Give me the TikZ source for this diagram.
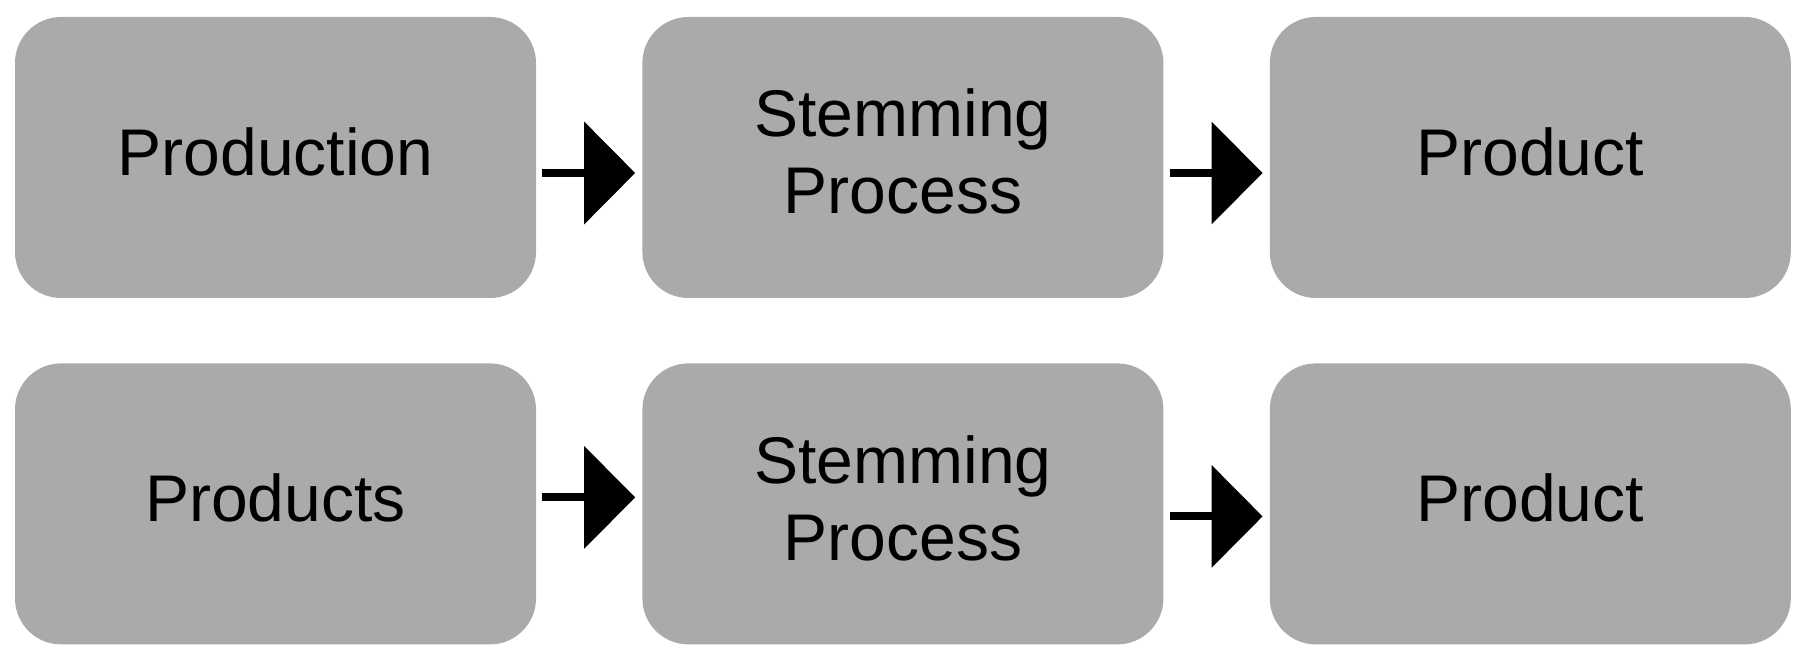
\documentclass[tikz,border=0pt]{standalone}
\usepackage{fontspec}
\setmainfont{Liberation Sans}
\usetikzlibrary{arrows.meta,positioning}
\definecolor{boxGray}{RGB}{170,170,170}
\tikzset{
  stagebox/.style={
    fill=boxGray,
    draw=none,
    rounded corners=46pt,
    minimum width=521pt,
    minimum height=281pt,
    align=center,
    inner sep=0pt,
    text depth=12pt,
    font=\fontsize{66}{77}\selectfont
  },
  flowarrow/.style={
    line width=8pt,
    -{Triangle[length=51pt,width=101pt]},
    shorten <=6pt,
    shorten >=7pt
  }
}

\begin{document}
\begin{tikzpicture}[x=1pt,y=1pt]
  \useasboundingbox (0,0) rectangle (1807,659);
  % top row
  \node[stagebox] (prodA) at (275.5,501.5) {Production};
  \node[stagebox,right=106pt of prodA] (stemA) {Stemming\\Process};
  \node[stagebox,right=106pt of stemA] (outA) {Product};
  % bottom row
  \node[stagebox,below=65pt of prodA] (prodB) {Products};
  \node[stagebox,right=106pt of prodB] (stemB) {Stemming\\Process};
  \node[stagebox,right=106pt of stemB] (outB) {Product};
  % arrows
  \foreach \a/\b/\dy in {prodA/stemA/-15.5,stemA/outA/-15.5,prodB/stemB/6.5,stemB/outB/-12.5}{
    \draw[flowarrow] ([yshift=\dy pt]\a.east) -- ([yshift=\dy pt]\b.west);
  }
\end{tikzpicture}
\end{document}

* * *

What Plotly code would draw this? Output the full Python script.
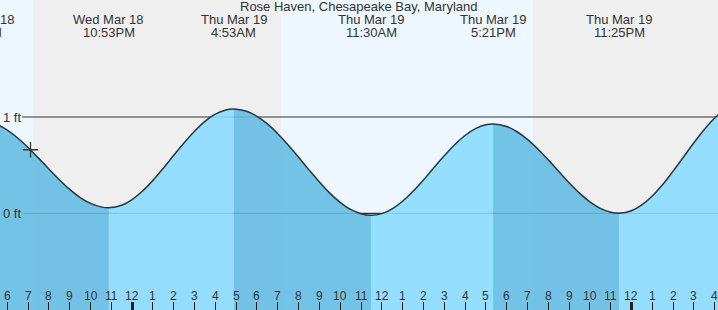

...

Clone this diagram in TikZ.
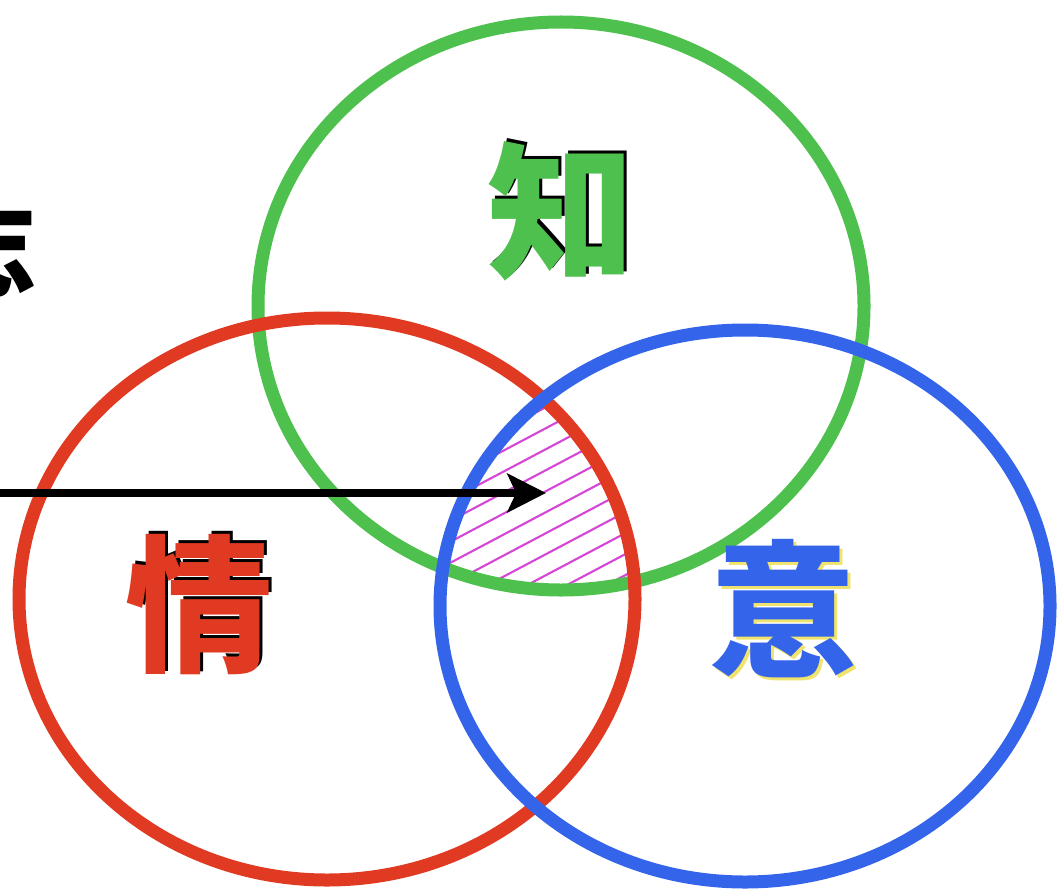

### EXERCISE
Each line of the data that includes the word "this" counts once; report the total and nothing more.

### WRITTEN ANSWER
3